I have lots of those little memories of my gran. Like a series of quick sketches, lined up to make a sweeping portrait of a life well lived. It's these small details about her that stick; not so much her material, domestic or social success.
My gran had a great attitude. She appreciated the tiniest gestures of kindness and valued the most minor events.
To her, a friendly five-minute chat was as life-affirming and meaningful as the Queen's speech.
It'd keep her going for days – and she remembered every detail long after you'd forgotten what you'd said.
That wasn't because she was elderly, or lonely; she had spunk and good health for an 80-something widow and lived with her family – not shut away in her head, inside a frail care centre. Rather, it was because she bypassed our modern trend for living large, in luxury and excess.
Her generation had little, so they learned the art of appreciation.
And with that, comes an understanding of where the real heartbeat of living lies: it's in the little things.
I had a tough weekend recently. A family illness, a no-naps-thanks toddler and a complex birthday bash for an army of small people all happened at once. This was not going to begin or end well. I also had a pimple, by-the-by.
Now, in retrospect, it all went well and my general organisational skills were rocking, as usual, together with my foot-long to-do list. My hair behaved and so did my peeps.
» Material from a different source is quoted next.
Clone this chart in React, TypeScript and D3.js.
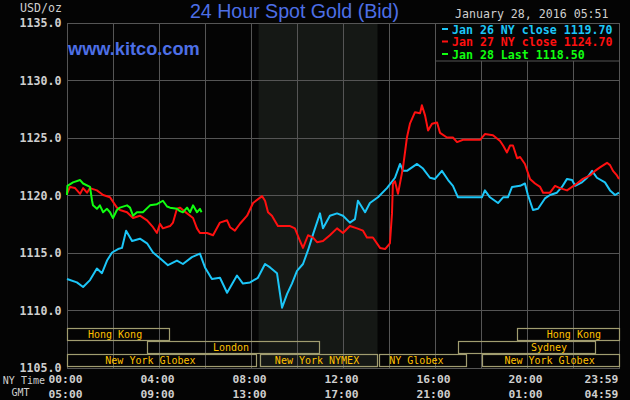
import React from "react";
import * as d3 from "d3";

const W = 630;
const H = 400;

// ---- data (hours since 00:00 NY time, USD/oz) ----
const jan26Hours = [0, 0.43, 0.7, 1.0, 1.3, 1.52, 1.74, 1.96, 2.22, 2.39, 2.57, 2.83, 3.17, 3.48, 3.74, 4.04, 4.39, 4.78, 5.04, 5.43, 5.78, 6.0, 6.3, 6.65, 6.96, 7.39, 7.65, 7.96, 8.3, 8.61, 8.83, 9.13, 9.35, 9.57, 9.78, 10.0, 10.26, 10.48, 10.7, 11.0, 11.13, 11.43, 11.74, 12.0, 12.3, 12.52, 12.65, 12.96, 13.17, 13.52, 13.91, 14.26, 14.48, 14.61, 14.78, 15.22, 15.48, 15.78, 16.0, 16.3, 16.57, 16.78, 17.0, 17.22, 18.04, 18.17, 18.39, 18.74, 18.96, 19.17, 19.35, 19.7, 19.91, 20.04, 20.26, 20.48, 20.78, 21.0, 21.3, 21.52, 21.74, 21.96, 22.09, 22.39, 22.61, 22.83, 23.04, 23.39, 23.61, 23.83, 24.0];
const jan26Values = [1112.7, 1112.4, 1112.0, 1112.6, 1113.6, 1113.2, 1114.3, 1115.0, 1115.3, 1115.4, 1116.9, 1116.0, 1116.2, 1115.8, 1115.0, 1114.5, 1113.9, 1114.3, 1114.0, 1114.6, 1114.9, 1113.7, 1112.7, 1112.8, 1111.5, 1113.0, 1112.3, 1112.4, 1112.8, 1114.0, 1113.7, 1113.2, 1110.2, 1111.4, 1112.3, 1113.4, 1114.0, 1115.2, 1116.6, 1118.4, 1117.1, 1118.2, 1118.4, 1118.2, 1117.6, 1117.9, 1119.5, 1118.5, 1119.3, 1119.8, 1120.6, 1121.5, 1122.7, 1122.1, 1122.1, 1122.7, 1122.3, 1121.5, 1121.4, 1122.1, 1121.3, 1120.8, 1119.8, 1119.8, 1119.8, 1120.4, 1119.8, 1119.3, 1119.8, 1119.8, 1120.7, 1120.8, 1121.0, 1120.0, 1118.7, 1118.8, 1119.7, 1120.0, 1120.2, 1120.7, 1121.4, 1121.3, 1120.8, 1121.1, 1121.5, 1122.1, 1121.5, 1121.1, 1120.4, 1120.0, 1120.2];

const jan27Hours = [0, 0.13, 0.35, 0.57, 0.7, 0.87, 1.0, 1.3, 1.57, 1.87, 2.17, 2.3, 2.61, 2.87, 3.17, 3.48, 3.74, 3.91, 4.04, 4.17, 4.48, 4.61, 4.78, 4.91, 5.22, 5.48, 5.65, 5.78, 6.09, 6.35, 6.65, 6.96, 7.09, 7.3, 7.52, 7.83, 8.09, 8.48, 8.61, 8.74, 8.91, 9.17, 9.7, 9.91, 10.13, 10.26, 10.48, 10.7, 10.87, 11.13, 11.43, 11.74, 12.0, 12.3, 12.61, 12.87, 13.04, 13.3, 13.61, 13.83, 14.04, 14.13, 14.17, 14.26, 14.39, 14.61, 14.78, 14.91, 15.13, 15.35, 15.43, 15.57, 15.7, 15.87, 16.09, 16.22, 16.52, 16.78, 16.96, 17.22, 17.96, 18.17, 18.52, 18.83, 18.96, 19.13, 19.26, 19.39, 19.57, 19.7, 19.91, 20.13, 20.35, 20.57, 20.7, 21.0, 21.22, 21.43, 21.74, 22.17, 22.43, 22.74, 22.96, 23.17, 23.48, 23.61, 23.74, 23.91, 24.0];
const jan27Values = [1120.1, 1120.7, 1120.6, 1120.1, 1120.6, 1120.2, 1120.6, 1120.4, 1120.0, 1119.8, 1118.9, 1118.7, 1118.5, 1118.0, 1118.2, 1117.8, 1117.2, 1116.7, 1117.5, 1117.1, 1117.3, 1117.6, 1118.8, 1118.9, 1118.4, 1118.0, 1117.1, 1116.7, 1116.7, 1116.5, 1117.6, 1117.8, 1117.2, 1116.9, 1117.5, 1118.2, 1119.3, 1119.9, 1119.5, 1118.5, 1118.2, 1117.3, 1117.3, 1117.1, 1116.0, 1115.4, 1116.5, 1116.3, 1115.9, 1116.0, 1116.5, 1117.1, 1116.7, 1117.3, 1117.1, 1116.9, 1116.3, 1116.3, 1115.4, 1115.3, 1115.8, 1118.4, 1121.0, 1121.2, 1120.1, 1122.4, 1125.0, 1126.2, 1127.2, 1127.1, 1127.8, 1126.9, 1125.6, 1126.2, 1126.3, 1125.4, 1125.0, 1125.0, 1124.6, 1124.8, 1124.8, 1125.3, 1125.2, 1124.7, 1124.3, 1123.7, 1124.3, 1124.3, 1123.2, 1123.3, 1122.7, 1121.4, 1121.0, 1120.7, 1120.2, 1120.2, 1120.8, 1120.6, 1120.4, 1121.0, 1121.4, 1121.7, 1122.1, 1122.4, 1122.8, 1122.6, 1122.1, 1121.7, 1121.4];

const jan28Hours = [0, 0.02, 0.26, 0.57, 0.7, 1.0, 1.09, 1.13, 1.3, 1.43, 1.57, 1.74, 1.87, 2.0, 2.17, 2.3, 2.61, 2.74, 2.87, 3.04, 3.3, 3.61, 3.91, 4.17, 4.35, 4.48, 4.78, 4.91, 5.04, 5.22, 5.35, 5.48, 5.65, 5.78, 5.85];
const jan28Values = [1120.0, 1120.8, 1121.1, 1121.3, 1121.0, 1120.7, 1119.5, 1119.1, 1118.8, 1119.1, 1118.5, 1118.8, 1118.5, 1118.0, 1118.7, 1118.9, 1119.1, 1118.9, 1118.2, 1118.5, 1118.5, 1119.1, 1119.2, 1119.5, 1119.0, 1118.9, 1118.8, 1118.6, 1118.5, 1118.9, 1118.5, 1119.1, 1118.5, 1118.8, 1118.5];

const legendLabels = ["Jan 26 NY close 1119.70", "Jan 27 NY close 1124.70", "Jan 28 Last 1118.50"];
const seriesColors = ["#1cc6f8", "#ff1010", "#10ff10"];

const yTicks = [1105, 1110, 1115, 1120, 1125, 1130, 1135];
const xGridHours = [0, 2, 4, 6, 8, 10, 12, 14, 16, 18, 20, 22, 24];
const xTickHours = [0, 4, 8, 12, 16, 20, 23.3];
const nyTimeLabels = ["00:00", "04:00", "08:00", "12:00", "16:00", "20:00", "23:59"];
const gmtLabels = ["05:00", "09:00", "13:00", "17:00", "21:00", "01:00", "04:59"];

const sessionNames = ["Hong Kong", "London", "New York Globex", "New York NYMEX", "NY Globex", "Sydney", "Hong Kong", "New York Globex"];
const sessionStarts = [0, 3.48, 0, 8.37, 13.57, 17.01, 19.55, 18.04];
const sessionEnds = [4.48, 11.0, 8.26, 13.5, 17.38, 22.99, 24, 24];
const sessionRows = [0, 1, 2, 2, 2, 1, 0, 2];
const sessionLabelHours = [2.09, 7.13, 3.63, 10.87, 15.19, 20.96, 22.04, 20.98];

const shadeStart = 8.33;
const shadeEnd = 13.5;

const MONO = "'DejaVu Sans Mono', 'Liberation Mono', monospace";
const SANS = "'Liberation Sans', Arial, sans-serif";

export default function App() {
  const x = d3.scaleLinear().domain([0, 24]).range([67, 619]);
  const y = d3.scaleLinear().domain([1105, 1135]).range([367.5, 22.5]);
  const line = d3
    .line<[number, number]>()
    .x((d) => x(d[0]))
    .y((d) => y(d[1]));

  const series = [
    d3.zip(jan26Hours, jan26Values) as [number, number][],
    d3.zip(jan27Hours, jan27Values) as [number, number][],
    d3.zip(jan28Hours, jan28Values) as [number, number][],
  ];

  const px = (v: number) => Math.round(v) + 0.5;
  const left = px(x(0)) ;
  const right = px(x(24));
  const top = px(y(1135));
  const bottom = px(y(1105));

  const rowTops = [328, 341, 354];
  const rowH = 12;

  const gridColor = "#555555";
  const boxColor = "#a19d70";
  const labelColor = "#ffc000";
  const textGray = "#cfcfcf";

  return (
    <svg
      width={W}
      height={H}
      style={{ position: "fixed", left: 0, top: 0, display: "block" }}
    >
      <rect x={0} y={0} width={W} height={H} fill="#040404" />
      {/* shaded NYMEX hours */}
      <rect
        x={x(shadeStart)}
        y={top}
        width={x(shadeEnd) - x(shadeStart)}
        height={bottom - top}
        fill="#151815"
      />
      {/* vertical grid */}
      {xGridHours.map((h, i) => (
        <line key={"vg" + i} x1={px(x(h))} x2={px(x(h))} y1={top} y2={bottom} stroke={gridColor} strokeWidth={1} />
      ))}
      {/* horizontal grid */}
      {yTicks.map((v, i) => (
        <line key={"hg" + i} x1={left} x2={right} y1={px(y(v))} y2={px(y(v))} stroke={gridColor} strokeWidth={1} />
      ))}
      <rect x={left} y={top} width={right - left} height={bottom - top} fill="none" stroke={gridColor} strokeWidth={1} />

      {/* session boxes */}
      {sessionNames.map((name, i) => {
        const x0 = px(x(sessionStarts[i]));
        const x1 = px(x(sessionEnds[i])) - (sessionEnds[i] >= 24 ? 0 : 1);
        const yt = rowTops[sessionRows[i]] + 0.5;
        return (
          <g key={"s" + i}>
            <rect x={x0} y={yt} width={x1 - x0} height={rowH} fill="none" stroke={boxColor} strokeWidth={1.2} />
            <text
              x={x(sessionLabelHours[i])}
              y={yt + 9.5}
              textAnchor="middle"
              fill={labelColor}
              fontFamily={MONO}
              fontSize={10}
            >
              {name}
            </text>
          </g>
        );
      })}

      {/* series lines */}
      {series.map((s, i) => (
        <path
          key={"l" + i}
          d={line(s) || ""}
          fill="none"
          stroke={seriesColors[i]}
          strokeWidth={2}
          strokeLinejoin="round"
        />
      ))}

      {/* legend box */}
      <rect x={px(435)} y={top} width={right - px(435)} height={61 - top} fill="#040404" stroke={gridColor} strokeWidth={1} />
      {legendLabels.map((lab, i) => (
        <g key={"lg" + i}>
          <rect x={442} y={28 + i * 12.5} width={6} height={2} fill={seriesColors[i]} />
          <text x={452} y={33.5 + i * 12.5} fill={seriesColors[i]} fontFamily={MONO} fontSize={11.6} fontWeight="bold">
            {lab}
          </text>
        </g>
      ))}

      {/* title & labels */}
      <text x={294.5} y={17.5} textAnchor="middle" fill="#4d6fe6" fontFamily={SANS} fontSize={19.6}>
        24 Hour Spot Gold (Bid)
      </text>
      <text x={68} y={55} fill="#4d6fe6" fontFamily={SANS} fontSize={18.2} fontWeight="bold">
        www.kitco.com
      </text>
      <text x={455} y={18} fill={textGray} fontFamily={MONO} fontSize={11.6}>
        January 28, 2016 05:51
      </text>
      <text x={62} y={11.5} textAnchor="end" fill={textGray} fontFamily={MONO} fontSize={11.6}>
        USD/oz
      </text>

      {/* y labels */}
      {yTicks.map((v, i) => (
        <text
          key={"yl" + i}
          x={61.5}
          y={y(v) + 4.5}
          textAnchor="end"
          fill={textGray}
          fontFamily={MONO}
          fontSize={11.6}
          fontWeight="bold"
        >
          {v.toFixed(1)}
        </text>
      ))}

      {/* x labels */}
      <text x={45} y={384} textAnchor="end" fill={textGray} fontFamily={MONO} fontSize={10}>
        NY Time
      </text>
      <text x={29.5} y={396} textAnchor="end" fill={textGray} fontFamily={MONO} fontSize={10}>
        GMT
      </text>
      {xTickHours.map((h, i) => (
        <g key={"xl" + i}>
          <text x={x(h) - 1.5} y={382.5} textAnchor="middle" fill={textGray} fontFamily={MONO} fontSize={11.3} fontWeight="bold">
            {nyTimeLabels[i]}
          </text>
          <text x={x(h) - 1.5} y={397.5} textAnchor="middle" fill={textGray} fontFamily={MONO} fontSize={11.3} fontWeight="bold">
            {gmtLabels[i]}
          </text>
        </g>
      ))}
    </svg>
  );
}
It was a Highly Successful weekend all round, despite the glitches.
But what I remember most clearly – and which still gives me an emotional high, more than anything else – is what my friends and family did for me to make that weekend work.
Jen and Leila pitched to put together decor for the birthday party, taking care of all those little things you just can't remember when you've a grumpy two-year-old hanging off your leg and your mom is very ill at home.
My dad cut and then tied the curly ribbon to every single balloon in the hall; Thandi expended Olympian energy distracting the grumpy two-year-old from his mother by being bounced on, climbed up and made to jump on the trampoline again and again, just to give me a moment's peace.
And the following week, I know that I wrote a great feature for someone and probably lost a few kilos after trying hard.
But the details are fuzzy. What I remember most, about last week, is Rox sending me a random poem about what makes great people tick – and how I tick most of the boxes. It didn't cost much to send – barely a fart on a cellphone bill – but it kept me thrilled for days.
It's the little things. Like Dom, a few years back, deciding that I needed to unwind. They lived in a tiny place back then, but she turned her bathroom into a spa – candles, bubbles, snacks – and took care of supper and the kids while I soaked. I've bathed in some swanky international hotels, but that's the one I loved the best.
You've got to try this, sometime. This "getting" the little things. My gran would say it's like appreciating bricks, rather than just the finished house. A brick may seem a lowly thing, in the grand scheme of construction, but you ain't building your palace without it.